Harvard researchers said that “dairy food is one of the most consistent predictors for prostate cancer in the published literature.” But it’s not just prostate cancer. Here’s a study that found a link between dairy food and lung, breast, and ovarian cancers:
Lactose Intolerance And Risk Of Lung, Breast And Ovarian Cancers: Aetiological Clues From A Population-Based Study In Sweden, British Journal of Cancer, January 2015
Conclusions: In this large cohort study, people with lactose intolerance, characterised by low consumption of milk and other dairy products, had decreased risks of lung, breast, and ovarian cancers, but the decreased risks were not found in their family members, suggesting that the protective effects against these cancers may be related to their specific dietary pattern.
Many studies rank dairy consumption from high to low and compare the highest group to the lowest group for cancer incidence. A drawback to that is relying on questionnaires, that is, relying on peoples’ memory and their inclination to tell the truth. Here we have a group of people who were, in effect, punished if they ate dairy (by their inability to digest milk sugar); researchers had more confidence that they were low consumers.
What is it about dairy food that could link it to cancer?

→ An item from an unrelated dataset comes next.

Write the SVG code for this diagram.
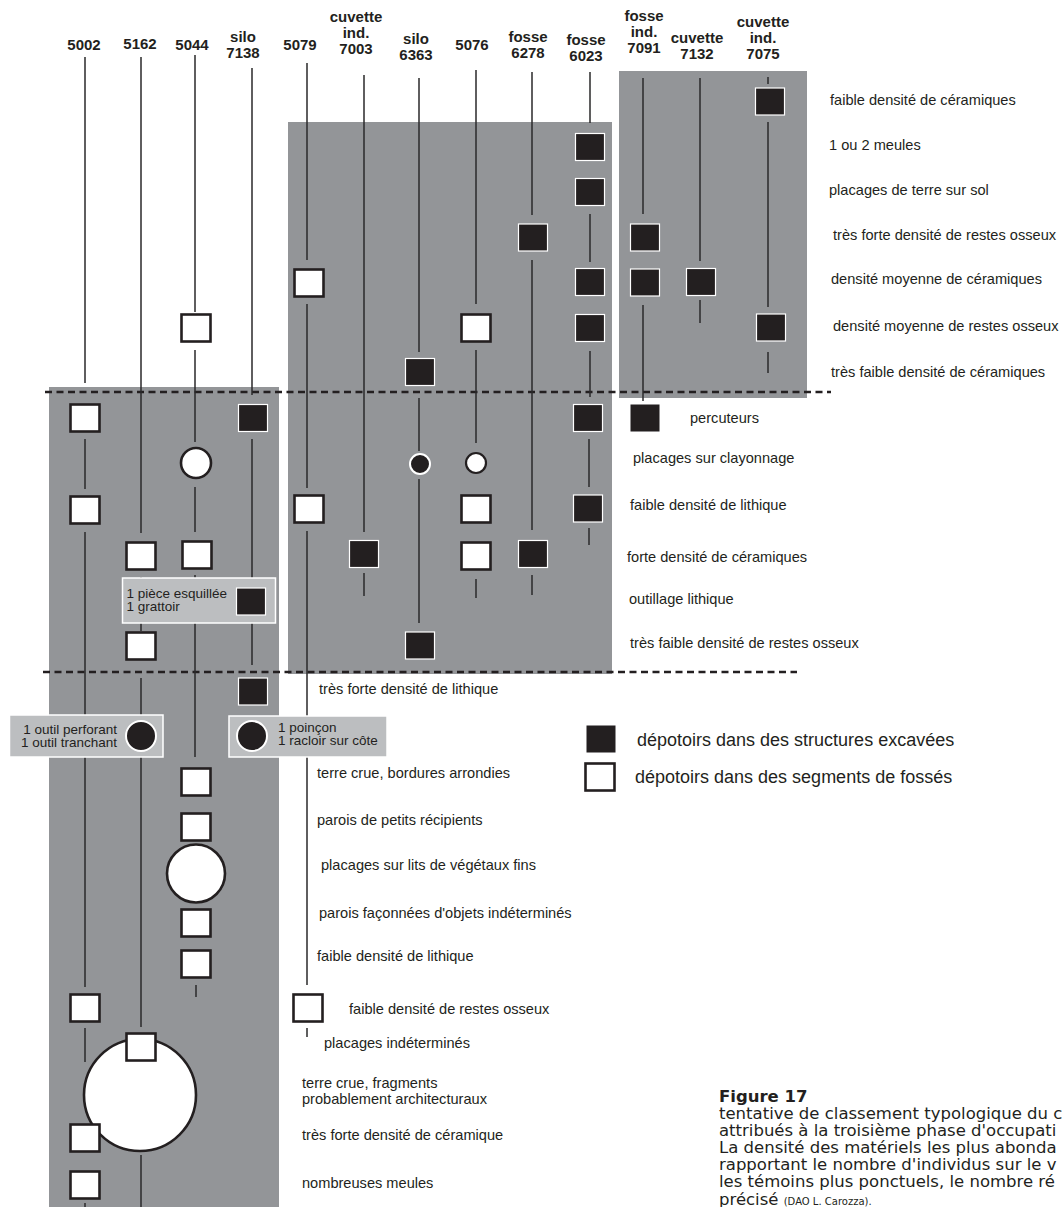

Milk and other dairy products can contain high amounts of fats, particularly saturated fat, and some growth factors, such as insulin-like growth factor I (IGF-I), and these dietary components have been suggested to be associated with the development of various types of cancers.
Furthermore, avoidance of milk may alter the human gut microbiome, which may affect the development of tumours.
I just posted a couple studies linking saturated fat to breast cancer.
My sense is that there are several components of dairy food that make it risky. It’s probably not just the fat, or the IGF-1, or the milk protein, or the galactose, or the environmental pollutants. It may be all of these acting together.
Table 2 gives the numbers. Eating less dairy just about halved the risk for lung cancer.